Yes, one day we’ll all return to being stars again. But wouldn’t it be great if future generations could have a good time while they’re Earthbound, too?

It’s overwhelming to be that person right now. The war in Ukraine is a grotesque display of Russian imperialism from a bygone age which, paired with QAnon propaganda, Jan. 6 trials, a highly partisan Supreme Court, and the Kardashian media machine, begs the question of what is actually real? What actually matters?

And now freaking Monkeypox?!

It would be one thing to simply bounce. To beg off and out of the dialogues. To tacitly observe the inevitable fall of democracy (right on schedule according to some economists and historians) and continue scrolling. To binge “Stranger Things” and whatever else the algorithm tells you you’ll like. Buy all your necessities from Bezos via Amazon (or lie to yourself shopping at Whole Foods).

It would be so. dang. easy.

But it isn’t for a feeling person. And I’m more than a feeling person. I’m a mom. I have a two-year-old daughter who is curious and sensitive—another feeling person in the works, I’m afraid. She’s kind of a little weirdo who loves watching sea turtles and deep-sea divers on Tik Tok. And I’m determined that she will get to swim with her beloved, at-risk turtles someday.

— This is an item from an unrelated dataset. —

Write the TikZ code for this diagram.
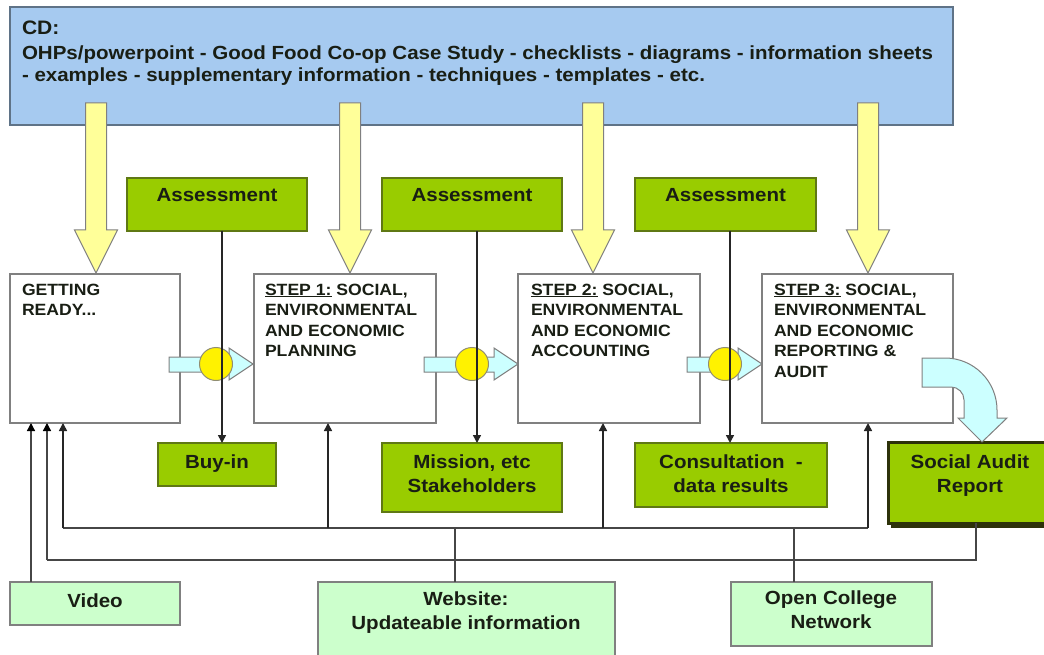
\documentclass[tikz,border=0pt]{standalone}
\usepackage{fontspec}
\setmainfont{Liberation Sans}[FakeStretch=1.08]
\usetikzlibrary{arrows.meta,calc}
\definecolor{cdblue}{RGB}{166,202,240}
\definecolor{cdedge}{RGB}{95,115,135}
\definecolor{grn}{RGB}{153,204,0}
\definecolor{grnedge}{RGB}{95,120,20}
\definecolor{ltg}{RGB}{204,255,204}
\definecolor{ypale}{RGB}{255,255,153}
\definecolor{bpale}{RGB}{204,255,255}
\definecolor{boxedge}{RGB}{128,128,128}
\definecolor{sardark}{RGB}{45,50,10}
\definecolor{txt}{RGB}{25,30,20}
\newcommand{\fcdhead}{\fontsize{19.5}{22}\selectfont\bfseries}
\newcommand{\fcdline}{\fontsize{19}{22}\selectfont\bfseries}
\newcommand{\fgrn}{\fontsize{19}{24}\selectfont\bfseries}
\newcommand{\fstep}{\fontsize{16.3}{20.6}\selectfont\bfseries}
\begin{document}
\begin{tikzpicture}[x=1pt,y=-1pt,
  every node/.style={inner sep=0pt,outer sep=0pt,text=txt},
  cdbox/.style={fill=cdblue,draw=cdedge,line width=1.2pt},
  stepbox/.style={fill=white,draw=boxedge,line width=1.3pt},
  grnbox/.style={fill=grn,draw=grnedge,line width=1.2pt},
  ltgbox/.style={fill=ltg,draw=boxedge,line width=1.2pt},
  yarrow/.style={fill=ypale,draw=boxedge,line width=1pt},
  barrow/.style={fill=bpale,draw=boxedge,line width=1pt},
  joint/.style={fill=yellow,draw=gray!80!olive,line width=1pt},
  conn/.style={draw=gray!55!black,line width=1.3pt},
  uparr/.style={draw=black!85,line width=1.5pt,-{Triangle[length=8pt,width=8pt]}},
  greyarr/.style={draw=gray!55!black,line width=1.3pt,-{Triangle[length=8pt,width=8pt,color=black]}},
  downarr/.style={draw=black!85,line width=1.5pt,-{Triangle[length=8pt,width=8pt]}},
  grntext/.style={font=\fgrn,align=center,anchor=base},
  steptext/.style={font=\fstep,align=left,anchor=base west}
]
\clip (0,0) rectangle (1044,655);
\fill[white] (0,0) rectangle (1044,655);

% CD box
\node[cdbox,anchor=north west,minimum width=943pt,minimum height=118pt] (cd) at (10,7) {};
\node[font=\fcdhead,anchor=base west] (cdh) at (22,35) {CD:};
\node[font=\fcdline,anchor=base west] (cdl1) at (22,60) {OHPs/powerpoint - Good Food Co-op Case Study - checklists - diagrams - information sheets};
\node[font=\fcdline,anchor=base west] (cdl2) at (22,82) {- examples - supplementary information - techniques - templates - etc.};

% yellow block arrows from CD to steps
\foreach \cx in {96,350,593,868}{
  \draw[yarrow] (\cx-10.5,103) -- (\cx+10.5,103) -- (\cx+10.5,230) -- (\cx+21.5,230)
    -- (\cx,273) -- (\cx-21.5,230) -- (\cx-10.5,230) -- cycle;
}

% step boxes
\node[stepbox,anchor=north west,minimum width=170pt,minimum height=149pt] (gr) at (10,274) {};
\node[stepbox,anchor=north west,minimum width=182pt,minimum height=149pt] (s1) at (254,274) {};
\node[stepbox,anchor=north west,minimum width=182pt,minimum height=149pt] (s2) at (518,274) {};
\node[stepbox,anchor=north west,minimum width=191pt,minimum height=149pt] (s3) at (762,274) {};

% (multi-line node: base = baseline of the last line)
\node[steptext] (grt) at (22,315.6) {GETTING\\READY...};
\node[steptext] (s1t) at (265,356.8) {\underline{STEP 1:} SOCIAL,\\ENVIRONMENTAL\\AND ECONOMIC\\PLANNING};
\node[steptext] (s2t) at (531,356.8) {\underline{STEP 2:} SOCIAL,\\ENVIRONMENTAL\\AND ECONOMIC\\ACCOUNTING};
\node[steptext] (s3t) at (774,377.4) {\underline{STEP 3:} SOCIAL,\\ENVIRONMENTAL\\AND ECONOMIC\\REPORTING \&\\AUDIT};

% assessment boxes
\node[grnbox,anchor=north west,minimum width=180pt,minimum height=53pt] (as1) at (127,178) {};
\node[grnbox,anchor=north west,minimum width=180pt,minimum height=53pt] (as2) at (382,178) {};
\node[grnbox,anchor=north west,minimum width=181pt,minimum height=53pt] (as3) at (635,178) {};
\node[grntext] (as1t) at (217,202) {Assessment};
\node[grntext] (as2t) at (472,202) {Assessment};
\node[grntext] (as3t) at (725.5,202) {Assessment};

% outcome boxes
\node[grnbox,anchor=north west,minimum width=118pt,minimum height=43pt] (buy) at (158,443) {};
\node[grnbox,anchor=north west,minimum width=180pt,minimum height=69pt] (mis) at (382,443) {};
\node[grnbox,anchor=north west,minimum width=192pt,minimum height=64pt] (con) at (635,443) {};
\fill[sardark] (891,446) rectangle (1050,528);
\node[fill=grn,draw=sardark,line width=3pt,anchor=north west,minimum width=165pt,minimum height=81pt] (sar) at (888,442) {};
\node[grntext] (buyt) at (217,468) {Buy-in};
\node[grntext] (mist) at (472,492) {Mission, etc\\Stakeholders};
\node[grntext] (cont) at (731,492) {Consultation~~-\\data results};
\node[grntext] (sart) at (970,492.5) {Social Audit\\Report};

% light blue flow arrows and joints
\foreach \a/\t/\c in {169/253/216,424/518/472,687/762/725}{
  \draw[barrow] (\a,357) -- (\t-24,357) -- (\t-24,348) -- (\t,364) -- (\t-24,380)
    -- (\t-24,372) -- (\a,372) -- cycle;
  \draw[joint] (\c,364) circle[radius=16.5];
}

% curved arrow step 3 -> social audit report
\draw[barrow] (922,358) -- (945,358) arc[start angle=-90,end angle=0,radius=52]
  -- (997,418) -- (1007,418) -- (982,442) -- (958,418) -- (964,418) -- (964,400)
  arc[start angle=0,end angle=-90,radius=13] -- (922,387) -- cycle;

% assessment -> outcome connectors
\draw[downarr] (as1.south -| 222,0) -- (buy.north -| 222,0);
\draw[downarr] (as2.south -| 477,0) -- (mis.north -| 477,0);
\draw[downarr] (as3.south -| 730,0) -- (con.north -| 730,0);

% resource boxes
\node[ltgbox,anchor=north west,minimum width=170pt,minimum height=43pt] (vid) at (10,582) {};
\node[ltgbox,anchor=north west,minimum width=297pt,minimum height=80pt] (web) at (318,582) {};
\node[ltgbox,anchor=north west,minimum width=201pt,minimum height=64pt] (ocn) at (731,582) {};
\node[grntext] (vidt) at (95,607) {Video};
\node[grntext] (webt) at (466,629) {Website:\\Updateable information};
\node[grntext] (ocnt) at (831,628) {Open College\\Network};

% bus lines
\coordinate (b0) at (63,528);
\coordinate (b1) at (328,528);
\coordinate (b2) at (603,528);
\coordinate (b3) at (868,528);
\draw[conn] (b0) -- (b3);
\draw[conn] (web.north -| 455,0) -- (455,528);
\draw[conn] (ocn.north -| 794,0) -- (794,528);
\draw[uparr] (b0) -- (b0 |- gr.south);
\draw[uparr] (b1) -- (b1 |- s1.south);
\draw[uparr] (b2) -- (b2 |- s2.south);
\draw[uparr] (b3) -- (b3 |- s3.south);
\coordinate (c0) at (47,560);
\draw[conn] (sar.south -| 976,0) -- (976,560) -- (c0);
\draw[greyarr] (c0) -- (c0 |- gr.south);
\draw[greyarr] (vid.north -| 31,0) -- (gr.south -| 31,0);
\end{tikzpicture}
\end{document}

So I make the extra trips to the co-op for our food and toothpaste and necessities instead of donating to the Walton family. I cross reference resources from apps like Goods Unite Us and The Better World Shopping Guide because, as the name implies, I want to create a better world.

I lug her stroller to pride marches, protests against the Supreme Court, and exercise Thoreauvian civil disobedience. And then we go home to water and nurture our gardens. She is learning that complacency is complicity; she’s learning when it’s important to take up space and when it’s time to let others lead, when to use her voice, and when to listen—and that there’s still room to take it easy and enjoy the Starbucks cold foam every now and then.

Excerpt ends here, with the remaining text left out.